Second, is the recommendation that employers contact the Advisory, Conciliation and Arbitration Service (ACAS) if they envisage opting for dismissal and re-engagement to implement updated terms and conditions. It is unclear what role ACAS will adopt in response. Will ACAS limit its involvement to the provision of advice to the employer, or will ACAS adopt a more far-reaching role by offering to mediate the dispute over terms? Clearly the latter has more potential for alleviating industrial conflict, though resource limitations may well inhibit the assistance that ACAS can realistically offer.

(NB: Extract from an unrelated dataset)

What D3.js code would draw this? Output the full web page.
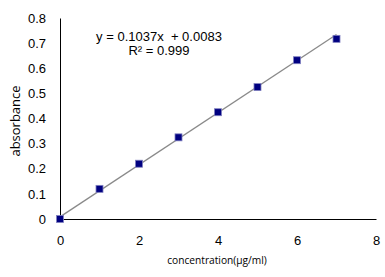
<!DOCTYPE html>
<html>
<head>
<meta charset="utf-8">
<script src="https://cdn.jsdelivr.net/npm/d3@7"></script>
<style>
  body { margin: 0; background: #fff; }
  svg { display: block; }
</style>
</head>
<body>
<svg id="chart" width="385" height="277"></svg>
<script>
const concentration = [0, 1, 2, 3, 4, 5, 6, 7];
const absorbance = [0, 0.12, 0.22, 0.325, 0.425, 0.525, 0.632, 0.717];
const xTicks = [0, 2, 4, 6, 8];
const yTicks = [0, 0.1, 0.2, 0.3, 0.4, 0.5, 0.6, 0.7, 0.8];
const slope = 0.1037;
const intercept = 0.0083;

const svg = d3.select("#chart");
const tickFont = "'Liberation Sans Narrow', 'Liberation Sans', Arial, sans-serif";

const x = d3.scaleLinear().domain([0, 8]).range([60, 376]);
const y = d3.scaleLinear().domain([0, 0.8]).range([219, 18]);

// axes, no tick marks
const xAxis = svg.append("g")
    .attr("transform", `translate(0,${y(0)})`)
    .call(d3.axisBottom(x).tickValues(xTicks).tickSize(0).tickPadding(17).tickFormat(d3.format("d")));
xAxis.select(".domain").attr("stroke", "#000");

const yAxis = svg.append("g")
    .attr("transform", `translate(${x(0)},0)`)
    .call(d3.axisLeft(y).tickValues(yTicks).tickSize(0).tickPadding(14).tickFormat(d => d === 0 ? "0" : d3.format(".1f")(d)));
yAxis.select(".domain").attr("stroke", "#000");

svg.selectAll(".tick text")
    .attr("font-family", tickFont)
    .attr("font-size", 13)
    .attr("fill", "#000");

// trendline
svg.append("line")
    .attr("x1", x(0)).attr("y1", y(intercept))
    .attr("x2", x(7)).attr("y2", y(slope * 7 + intercept))
    .attr("stroke", "#8a8a8a")
    .attr("stroke-width", 1.3);

// points
svg.append("g")
    .selectAll("rect")
    .data(concentration)
    .join("rect")
    .attr("x", (d) => x(d) - 3.5)
    .attr("y", (d, i) => y(absorbance[i]) - 3.5)
    .attr("width", 7)
    .attr("height", 7)
    .attr("fill", "#000080")
    .attr("stroke", "#8080c0")
    .attr("stroke-width", 0.8);

// equation
svg.append("text")
    .attr("x", 159).attr("y", 41)
    .attr("text-anchor", "middle")
    .attr("font-family", tickFont)
    .attr("font-size", 13)
    .attr("xml:space", "preserve")
    .text("y = 0.1037x  + 0.0083");
svg.append("text")
    .attr("x", 159).attr("y", 55)
    .attr("text-anchor", "middle")
    .attr("font-family", tickFont)
    .attr("font-size", 13)
    .text("R² = 0.999");

// axis titles
svg.append("text")
    .attr("x", 217).attr("y", 264)
    .attr("text-anchor", "middle")
    .attr("font-family", "'Open Sans', sans-serif")
    .attr("font-size", 10.2)
    .text("concentration(µg/ml)");
svg.append("text")
    .attr("transform", "translate(20,121) rotate(-90)")
    .attr("text-anchor", "middle")
    .attr("font-family", "'Open Sans', sans-serif")
    .attr("font-size", 13)
    .text("absorbance");
</script>
</body>
</html>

On first look, the code appears at best to be a useful aide-mémoire for employers, with a potential educative effect for employees and smaller employers without HR and legal advice backing. On closer inspection, the code’s terms have the potential for more far-reaching (and unintended?) consequences – for example, the role of ACAS in mediating industrial disputes and conflict; and the possible implications for the standard of reasonableness in unfair dismissal complaints, when considering the requirement that dismissal and re-engagement be a last resort. Of particular interest in the coming months will be any announcement from the new Government on its proposals for further change in this area.